Si j’étais un vrai président – troisième épisode : réduire encore le temps de travail

Dix-neuvième chronique

La messe est dite. Daniel COHEN, professeur d’économie rue d’Ulm et vice-président cofondateur de l’Ecole d’Economie de Paris, vient de publier un livre « Le monde est clos et le désir infini » (clin d’œil pas très malicieux à l’ouvrage remarquable d’Alexandre Koyré « Du monde clos à l’univers infini »), qui stipule que la croissance économique risque d’être durablement faible. Les lecteurs de Femerac étaient déjà avertis ! Mais les paroles de cet économiste très distingué sont en première page des journaux et donc susceptibles d’être perçues. Tant mieux(1).

Il découvre aussi que les investissements réalisés dans les entreprises créent des gains de productivité uniquement au détriment du travail et donc de l’emploi(2). Il confirme ce que l’on savait depuis longtemps : que tous les emplois qui peuvent être « numérisés » c’est-à-dire remplacés par une machine ou un automatisme, vont disparaitre plus ou moins vite. Il en conclut que tout cela est bien problématique pour l’emploi. Et que propose-t-il ? Je cite « Faire bénéficier les chômeurs d’une formation professionnelle efficace ». Bigre. Ce n’est pas faux mais c’est un peu léger !

Non. La seule manière pertinente de réduire le chômage de façon sensible, c’est de réduire (encore) le temps de travail. Pierre Larrouturou(3) fait déjà ce constat depuis des lustres. Et ses propositions restent pertinentes : on passe à 32 heures en les finançant pas une réduction des cotisations sociales employeurs-employés(4), voire par une réduction des salaires de plus de 1500 euros mensuels. On a déjà signalé que cette dernière condition pouvait ne pas être acceptée. C’est pourquoi il est nécessaire, mais Larrouturou l’explique très bien, que la mise en place de cette réduction du temps de travail ne soit pas imposée à la hussarde (comme Martine Aubry a pu le faire pour les 35 heures mais elle était bien intentionnée) mais négociée entreprise par entreprise (de plus de 10 salariés) pour tenir compte des spécificités locales. Le temps de travail légal ne serait pas officiellement diminué mais les entreprises qui négocieraient une baisse de ce temps bénéficieraient d’un bonus fiscal.

Ce qui a été fait chez Volkswagen peut se faire en France.

Un récent sondage CSA pour les Echos révèle que 71% des français seraient favorables à une discussion sur la durée légale du travail (sous-entendu : remettre en cause les 35 heures pour travailler plus et gagner plus). C’est seulement révélateur du conflit évident entre ceux qui ont un emploi et ceux qui n’en ont pas.
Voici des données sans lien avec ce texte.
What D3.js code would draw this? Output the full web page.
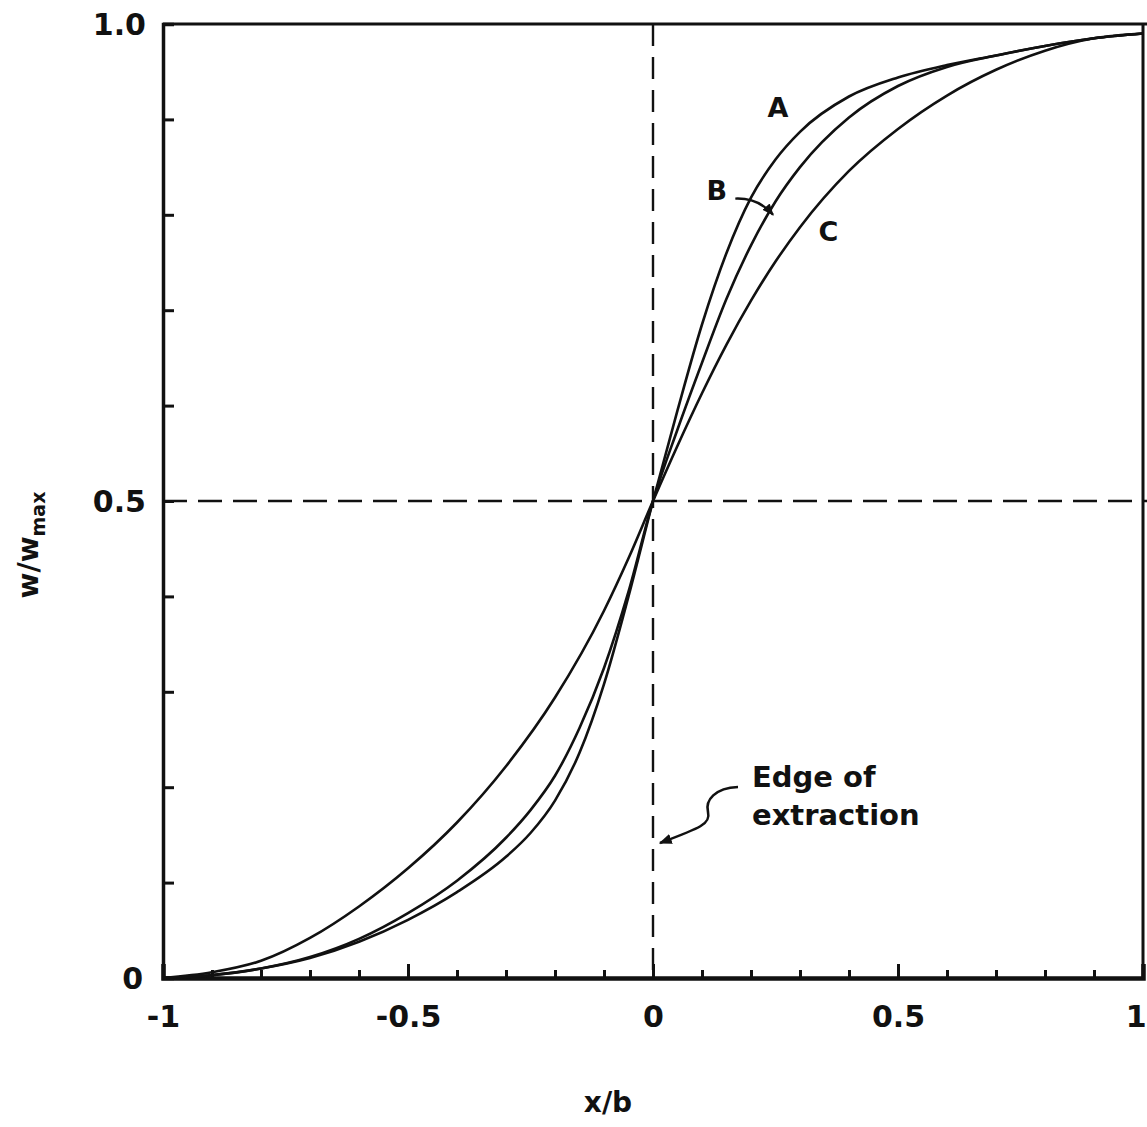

Il sera difficile à surmonter. Il interdira de créer le million d’emplois que Larrouturou espère mais il est possible d’imaginer une baisse de 300 à 500 000 chômeurs.

 

(1) On parle ici de la croissance dite « potentielle » c’est-à-dire ce que le système productif est capable de produire. Et c’est ça l’essentiel. Cela n’empêche pas, comme déjà démontré, que cette croissance potentielle peut (et c’est le cas) ne pas être atteinte si la demande, notamment celle des consommateurs salariés, est bridée par un partage salaires-profits peu favorable.

(2) Ceci n’est pas obligatoire car on peut investir pour produire de nouveaux biens (utiles !) à partir de travaux de R&D. On peut alors parler de progrès.

(3) Déjà cité dans ces chroniques (cf « le livre noir du libéralisme » pp159 et suivantes pour l’analyse et pp184-85 pour la mise en œuvre).

(4)  Ceci n’est pas de nature à perturber les équilibres financiers du fait des économies réalisées sur le chômage et du gain de cotisations des nouveaux salariés (anciens chômeurs).